We have created our own disciplinary concept symbols. These are added to our resources and are used to tie current understanding to previous.

A child's age, the context and the topic that we are learning, impacts on how explicitly we teach these. 

 

Substantive Themes

We have identified the major substantive themes that feature in each subject at Chaddlewood Primary School. Our curriculum ensures that pupils regularly encounter a wide range of important substantive themes as they are extremely important to pupils’ understanding of new material. 

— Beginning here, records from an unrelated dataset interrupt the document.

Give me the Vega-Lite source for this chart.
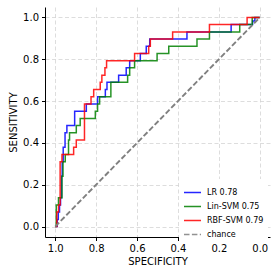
{
  "$schema": "https://vega.github.io/schema/vega-lite/v6.json",
  "width": 225,
  "height": 230,
  "autosize": {"type": "none"},
  "padding": {"left": 45, "top": 7, "right": 7, "bottom": 39},
  "config": {
    "view": {"stroke": null},
    "font": "DejaVu Sans",
    "axis": {
      "domainColor": "#000000",
      "domainWidth": 1,
      "tickColor": "#000000",
      "tickSize": 3.5,
      "tickWidth": 1,
      "labelFont": "DejaVu Sans",
      "labelFontSize": 10,
      "labelColor": "#000000",
      "labelPadding": 3,
      "titleFont": "DejaVu Sans",
      "titleFontSize": 10,
      "titleFontWeight": "normal",
      "titleColor": "#000000",
      "gridColor": "#d4d4d4",
      "gridDash": [4, 2.5],
      "gridWidth": 0.8
    }
  },
  "data": {
    "values": [
      {"series": "LR 0.78", "spec": 1.0, "sens": 0},
      {"series": "LR 0.78", "spec": 0.990, "sens": 0.034},
      {"series": "LR 0.78", "spec": 0.985, "sens": 0.069},
      {"series": "LR 0.78", "spec": 0.979, "sens": 0.103},
      {"series": "LR 0.78", "spec": 0.974, "sens": 0.138},
      {"series": "LR 0.78", "spec": 0.969, "sens": 0.241},
      {"series": "LR 0.78", "spec": 0.966, "sens": 0.310},
      {"series": "LR 0.78", "spec": 0.961, "sens": 0.379},
      {"series": "LR 0.78", "spec": 0.952, "sens": 0.448},
      {"series": "LR 0.78", "spec": 0.943, "sens": 0.483},
      {"series": "LR 0.78", "spec": 0.905, "sens": 0.552},
      {"series": "LR 0.78", "spec": 0.848, "sens": 0.586},
      {"series": "LR 0.78", "spec": 0.793, "sens": 0.621},
      {"series": "LR 0.78", "spec": 0.755, "sens": 0.655},
      {"series": "LR 0.78", "spec": 0.747, "sens": 0.690},
      {"series": "LR 0.78", "spec": 0.690, "sens": 0.724},
      {"series": "LR 0.78", "spec": 0.653, "sens": 0.759},
      {"series": "LR 0.78", "spec": 0.636, "sens": 0.793},
      {"series": "LR 0.78", "spec": 0.584, "sens": 0.828},
      {"series": "LR 0.78", "spec": 0.555, "sens": 0.862},
      {"series": "LR 0.78", "spec": 0.538, "sens": 0.897},
      {"series": "LR 0.78", "spec": 0.356, "sens": 0.931},
      {"series": "LR 0.78", "spec": 0.140, "sens": 0.966},
      {"series": "LR 0.78", "spec": 0.035, "sens": 0.983},
      {"series": "LR 0.78", "spec": 0.024, "sens": 1.0},
      {"series": "LR 0.78", "spec": 0.0, "sens": 1.0},
      {"series": "Lin-SVM 0.75", "spec": 1.0, "sens": 0},
      {"series": "Lin-SVM 0.75", "spec": 0.995, "sens": 0.103},
      {"series": "Lin-SVM 0.75", "spec": 0.984, "sens": 0.138},
      {"series": "Lin-SVM 0.75", "spec": 0.967, "sens": 0.241},
      {"series": "Lin-SVM 0.75", "spec": 0.962, "sens": 0.310},
      {"series": "Lin-SVM 0.75", "spec": 0.951, "sens": 0.345},
      {"series": "Lin-SVM 0.75", "spec": 0.935, "sens": 0.414},
      {"series": "Lin-SVM 0.75", "spec": 0.930, "sens": 0.448},
      {"series": "Lin-SVM 0.75", "spec": 0.897, "sens": 0.483},
      {"series": "Lin-SVM 0.75", "spec": 0.878, "sens": 0.517},
      {"series": "Lin-SVM 0.75", "spec": 0.804, "sens": 0.552},
      {"series": "Lin-SVM 0.75", "spec": 0.793, "sens": 0.586},
      {"series": "Lin-SVM 0.75", "spec": 0.783, "sens": 0.621},
      {"series": "Lin-SVM 0.75", "spec": 0.728, "sens": 0.690},
      {"series": "Lin-SVM 0.75", "spec": 0.646, "sens": 0.724},
      {"series": "Lin-SVM 0.75", "spec": 0.636, "sens": 0.759},
      {"series": "Lin-SVM 0.75", "spec": 0.612, "sens": 0.793},
      {"series": "Lin-SVM 0.75", "spec": 0.502, "sens": 0.828},
      {"series": "Lin-SVM 0.75", "spec": 0.445, "sens": 0.862},
      {"series": "Lin-SVM 0.75", "spec": 0.307, "sens": 0.897},
      {"series": "Lin-SVM 0.75", "spec": 0.246, "sens": 0.931},
      {"series": "Lin-SVM 0.75", "spec": 0.098, "sens": 0.966},
      {"series": "Lin-SVM 0.75", "spec": 0.037, "sens": 1.0},
      {"series": "Lin-SVM 0.75", "spec": 0.0, "sens": 1.0},
      {"series": "RBF-SVM 0.79", "spec": 1.0, "sens": 0},
      {"series": "RBF-SVM 0.79", "spec": 0.992, "sens": 0.069},
      {"series": "RBF-SVM 0.79", "spec": 0.984, "sens": 0.103},
      {"series": "RBF-SVM 0.79", "spec": 0.976, "sens": 0.310},
      {"series": "RBF-SVM 0.79", "spec": 0.967, "sens": 0.345},
      {"series": "RBF-SVM 0.79", "spec": 0.910, "sens": 0.379},
      {"series": "RBF-SVM 0.79", "spec": 0.897, "sens": 0.414},
      {"series": "RBF-SVM 0.79", "spec": 0.857, "sens": 0.586},
      {"series": "RBF-SVM 0.79", "spec": 0.825, "sens": 0.621},
      {"series": "RBF-SVM 0.79", "spec": 0.812, "sens": 0.655},
      {"series": "RBF-SVM 0.79", "spec": 0.780, "sens": 0.690},
      {"series": "RBF-SVM 0.79", "spec": 0.772, "sens": 0.724},
      {"series": "RBF-SVM 0.79", "spec": 0.757, "sens": 0.759},
      {"series": "RBF-SVM 0.79", "spec": 0.749, "sens": 0.793},
      {"series": "RBF-SVM 0.79", "spec": 0.612, "sens": 0.828},
      {"series": "RBF-SVM 0.79", "spec": 0.543, "sens": 0.862},
      {"series": "RBF-SVM 0.79", "spec": 0.535, "sens": 0.897},
      {"series": "RBF-SVM 0.79", "spec": 0.426, "sens": 0.931},
      {"series": "RBF-SVM 0.79", "spec": 0.246, "sens": 0.966},
      {"series": "RBF-SVM 0.79", "spec": 0.062, "sens": 1.0},
      {"series": "RBF-SVM 0.79", "spec": 0.0, "sens": 1.0},
      {"series": "chance", "spec": 1.0, "sens": 0.0},
      {"series": "chance", "spec": 0.0, "sens": 1.0}
    ]
  },
  "encoding": {
    "x": {
      "field": "spec", "type": "quantitative",
      "scale": {"domain": [-0.05, 1.05], "reverse": true, "nice": false, "zero": false},
      "axis": {"values": [0, 0.2, 0.4, 0.6, 0.8, 1.0], "format": ".1f", "title": "SPECIFICITY", "titlePadding": 3}
    },
    "y": {
      "field": "sens", "type": "quantitative",
      "scale": {"domain": [-0.05, 1.05], "nice": false, "zero": false},
      "axis": {"values": [0, 0.2, 0.4, 0.6, 0.8, 1.0], "format": ".1f", "title": "SENSITIVITY", "titlePadding": 4}
    },
    "color": {
      "field": "series", "type": "nominal",
      "scale": {"domain": ["LR 0.78", "Lin-SVM 0.75", "RBF-SVM 0.79", "chance"], "range": ["#0000ff", "#008000", "#ff0000", "#808080"]},
      "legend": {
        "title": null, "orient": "none", "legendX": 134, "legendY": 172,
        "symbolType": "stroke", "symbolSize": 289, "symbolStrokeWidth": 1.5,
        "labelFontSize": 8, "labelFont": "DejaVu Sans", "labelColor": "#000000",
        "labelOffset": 5, "rowPadding": 0, "padding": 4, "fillColor": "#ffffff"
      }
    },
    "strokeDash": {
      "field": "series", "type": "nominal",
      "scale": {"domain": ["LR 0.78", "Lin-SVM 0.75", "RBF-SVM 0.79", "chance"], "range": [[1, 0], [1, 0], [1, 0], [5.5, 2.4]]},
      "legend": {
        "title": null, "orient": "none", "legendX": 134, "legendY": 172,
        "symbolType": "stroke", "symbolSize": 289, "symbolStrokeWidth": 1.5,
        "labelFontSize": 8, "labelFont": "DejaVu Sans", "labelColor": "#000000",
        "labelOffset": 5, "rowPadding": 0, "padding": 4, "fillColor": "#ffffff"
      }
    },
    "order": {"field": "spec", "sort": "descending"}
  },
  "layer": [
    {
      "transform": [{"filter": "datum.series !== 'chance'"}],
      "mark": {"type": "line", "interpolate": "step-after", "strokeWidth": 1.5, "opacity": 0.85}
    },
    {
      "transform": [{"filter": "datum.series === 'chance'"}],
      "mark": {"type": "line", "strokeWidth": 1.9}
    }
  ]
}
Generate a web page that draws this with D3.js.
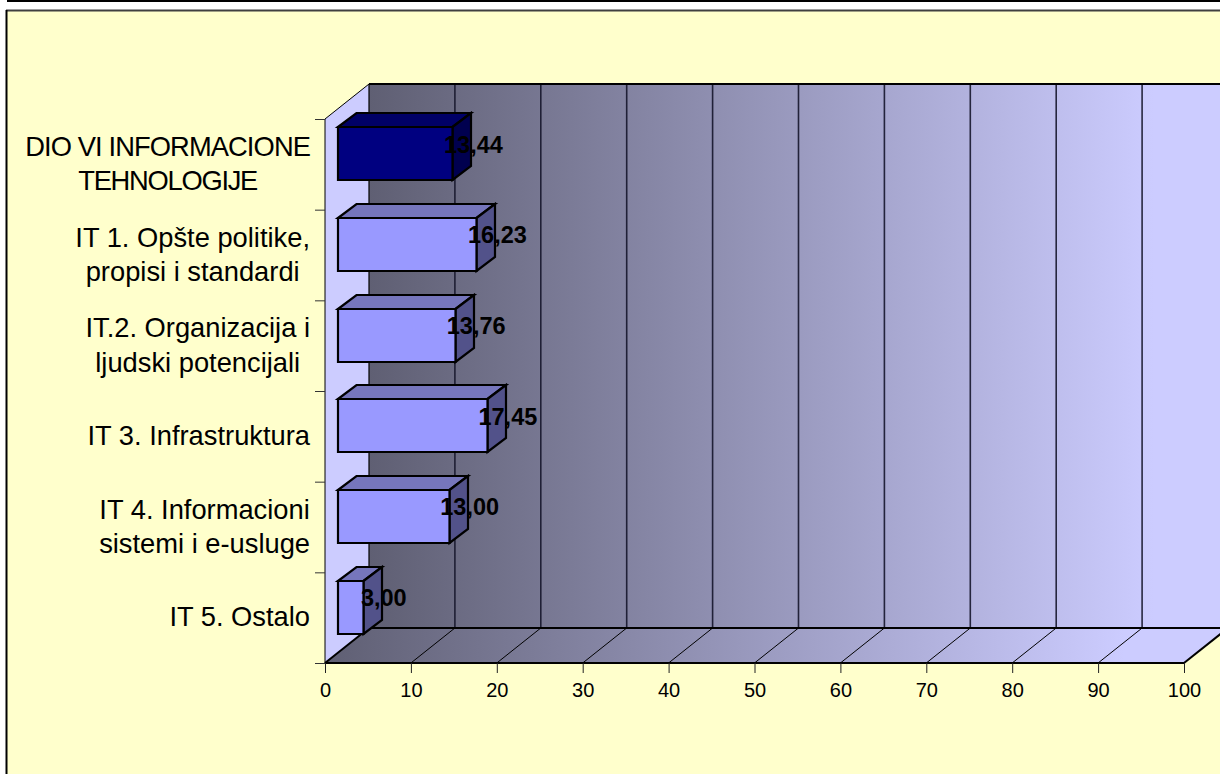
<!DOCTYPE html>
<html><head><meta charset="utf-8">
<script src="https://cdnjs.cloudflare.com/ajax/libs/d3/7.8.5/d3.min.js"></script>
<style>
html,body{margin:0;padding:0;background:#fff;overflow:hidden}
svg{display:block}
text{font-family:"Liberation Sans",Arial,sans-serif;fill:#000}
</style></head><body>
<svg id="c" width="1220" height="774"></svg>
<script>
const categories = [
  ["DIO VI INFORMACIONE","TEHNOLOGIJE"],
  ["IT 1. Opšte politike,","propisi i standardi"],
  ["IT.2. Organizacija i","ljudski potencijali"],
  ["IT 3. Infrastruktura"],
  ["IT 4. Informacioni","sistemi i e-usluge"],
  ["IT 5. Ostalo"]
];
const values = [13.44,16.23,13.76,17.45,13.00,3.00];
const xTicks = [0,10,20,30,40,50,60,70,80,90,100];
const highlighted = [0];

const W=1220,H=774;
const svg=d3.select("#c");
const defs=svg.append("defs");
const depthX=44, depthY=35;
const x=d3.scaleLinear().domain([0,100]).range([325,1184]);
const yTop=119,yBot=663;
const pad=0.4155;
const y=d3.scaleBand().domain(d3.range(categories.length)).range([yTop,yBot]).paddingInner(pad).paddingOuter(pad/2);
const yTickScale=d3.scaleLinear().domain([0,categories.length]).range([yTop,yBot]);

svg.append("rect").attr("width",W).attr("height",H).attr("fill","#fff");
svg.append("rect").attr("x",7).attr("y",0).attr("width",W-7).attr("height",2).attr("fill","#000");
svg.append("rect").attr("x",7).attr("y",11).attr("width",W).attr("height",H).attr("fill","#FFFFCC");
svg.append("line").attr("x1",6).attr("x2",W).attr("y1",10.5).attr("y2",10.5).attr("stroke","#404040").attr("stroke-width",2);
svg.append("line").attr("x1",6.5).attr("x2",6.5).attr("y1",10).attr("y2",H).attr("stroke","#000").attr("stroke-width",2);

function grad(id,x1,x2){
  const g=defs.append("linearGradient").attr("id",id).attr("gradientUnits","userSpaceOnUse")
    .attr("x1",x1).attr("x2",x2).attr("y1",0).attr("y2",0);
  g.append("stop").attr("offset",0).attr("stop-color","#5F5F73");
  g.append("stop").attr("offset",1).attr("stop-color","#CCCCFF");
}
grad("gWall",x(0)+depthX,x(100)-30);
grad("gFloor",x(0),x(100)-60);

const line=d3.line();
const x0=x(0),x1=x(100);
svg.append("path").attr("d",line([[x0+depthX,yTop-depthY],[x1+depthX,yTop-depthY],[x1+depthX,yBot-depthY],[x0+depthX,yBot-depthY]])+"Z").attr("fill","url(#gWall)");
svg.append("path").attr("d",line([[x0,yTop],[x0+depthX,yTop-depthY],[x0+depthX,yBot-depthY],[x0,yBot]])+"Z").attr("fill","#CCCCFF");
svg.append("path").attr("d",line([[x0,yBot],[x0+depthX,yBot-depthY],[x1+depthX,yBot-depthY],[x1,yBot]])+"Z").attr("fill","url(#gFloor)");
xTicks.slice(1,-1).forEach(t=>{
  svg.append("line").attr("x1",x(t)+depthX).attr("x2",x(t)+depthX).attr("y1",yTop-depthY).attr("y2",yBot-depthY).attr("stroke","#15152b").attr("stroke-width",1.6).attr("stroke-opacity",.9);
  svg.append("line").attr("x1",x(t)).attr("x2",x(t)+depthX).attr("y1",yBot).attr("y2",yBot-depthY).attr("stroke","#000").attr("stroke-width",1);
});
const st=(pts,w)=>svg.append("path").attr("d",line(pts)).attr("fill","none").attr("stroke","#000").attr("stroke-width",w);
st([[x0+depthX,yTop-depthY],[x1+depthX,yTop-depthY]],2);
st([[x0+depthX,yBot-depthY],[x1+depthX,yBot-depthY]],2);
st([[x0,yTop],[x0+depthX,yTop-depthY]],1);
st([[x0+depthX,yTop-depthY],[x0+depthX,yBot-depthY]],1.2);
st([[x0,yBot],[x0+depthX,yBot-depthY]],2);
st([[x1,yBot],[x1+depthX,yBot-depthY]],2);
st([[x0,yTop],[x0,yBot]],1);
st([[x0,yBot],[x1,yBot]],2);

const ax=svg.append("g").attr("transform",`translate(0,${yBot})`)
  .call(d3.axisBottom(x).tickValues(xTicks).tickSize(10).tickSizeOuter(0).tickPadding(11));
ax.select(".domain").remove();
ax.selectAll("line").attr("stroke","#222");
ax.selectAll("text").attr("font-size",20).attr("font-family",'"Liberation Sans",Arial,sans-serif').attr("dy",0).attr("y",34);

const ay=svg.append("g").attr("transform",`translate(${x0},0)`)
  .call(d3.axisLeft(yTickScale).ticks(categories.length).tickFormat("").tickSize(10).tickSizeOuter(0));
ay.select(".domain").remove();
ay.selectAll("line").attr("stroke","#333");

const bx=13, by=-10.5, bdx=18.5, bdy=14;
const colors={n:["#9999FF","#7676BC","#52528A"],h:["#000080","#000066","#00004F"]};
const bars=svg.append("g").selectAll("g").data(values).join("g");
bars.each(function(v,i){
  const g=d3.select(this), c=highlighted.includes(i)?colors.h:colors.n;
  const L=Math.round(x0+bx), R=Math.round(x(v)+bx)-.5, T=Math.round(y(i)+by), B=T+Math.round(y.bandwidth());
  const s=p=>g.append("path").attr("d",line(p)+"Z").attr("stroke","#000").attr("stroke-width",2.2).attr("stroke-linejoin","miter");
  s([[L,T],[L+bdx,T-bdy],[R+bdx,T-bdy],[R,T]]).attr("fill",c[1]);
  s([[R,T],[R+bdx,T-bdy],[R+bdx,B-bdy],[R,B]]).attr("fill",c[2]);
  s([[L,T],[R,T],[R,B],[L,B]]).attr("fill",c[0]);
});
const loc=d3.formatLocale({decimal:",",thousands:".",grouping:[3],currency:["",""]});
const fmt=loc.format(".2f");
svg.append("g").selectAll("text").data(values).join("text")
  .attr("x",v=>x(v)+bx+20).attr("y",(v,i)=>y(i)+by+25.3)
  .attr("text-anchor","middle").attr("font-size",23.5).attr("font-weight","bold").text(fmt);

const right=310;
const labels=svg.append("g");
categories.forEach((ls,i)=>{
  const cy=yTickScale(i+.5);
  const t=labels.append("text").attr("font-size",27.3).attr("text-anchor","middle");
  const spans=ls.map((s,j)=>{
    const sp=t.append("tspan").text(s).attr("y",ls.length==1?cy+8.5:cy-8.5+j*34.6);
    if(s===s.toUpperCase()) sp.attr("letter-spacing",j?-1.25:-0.9);
    return sp;
  });
  const w=d3.max(spans.map(sp=>sp.node().getComputedTextLength()));
  spans.forEach(sp=>sp.attr("x",right-w/2));
});
</script>
</body></html>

Our pupils come across these often abstract terms in every year of school. They are therefore able to draw on their secure knowledge of these concepts repeatedly in a number of different contexts and make links across the curriculum.

Main Question

Main questions are used in history, geography and design and technology to explore each curriculum module. These are used to ensure that the learning that children experience remains focussed.

Key Questions

Key questions are used to answer the overall main question of a unit of work in history, geography and design and technology. They are also used in all other subjects to support learning. These are developed from the key concepts. Key questions are used to assess children’s prior knowledge at the start of a unit. Retrieval practice is used to assess children's understanding throughout a unit of work. Planning and follow-up lessons are then adapted accordingly.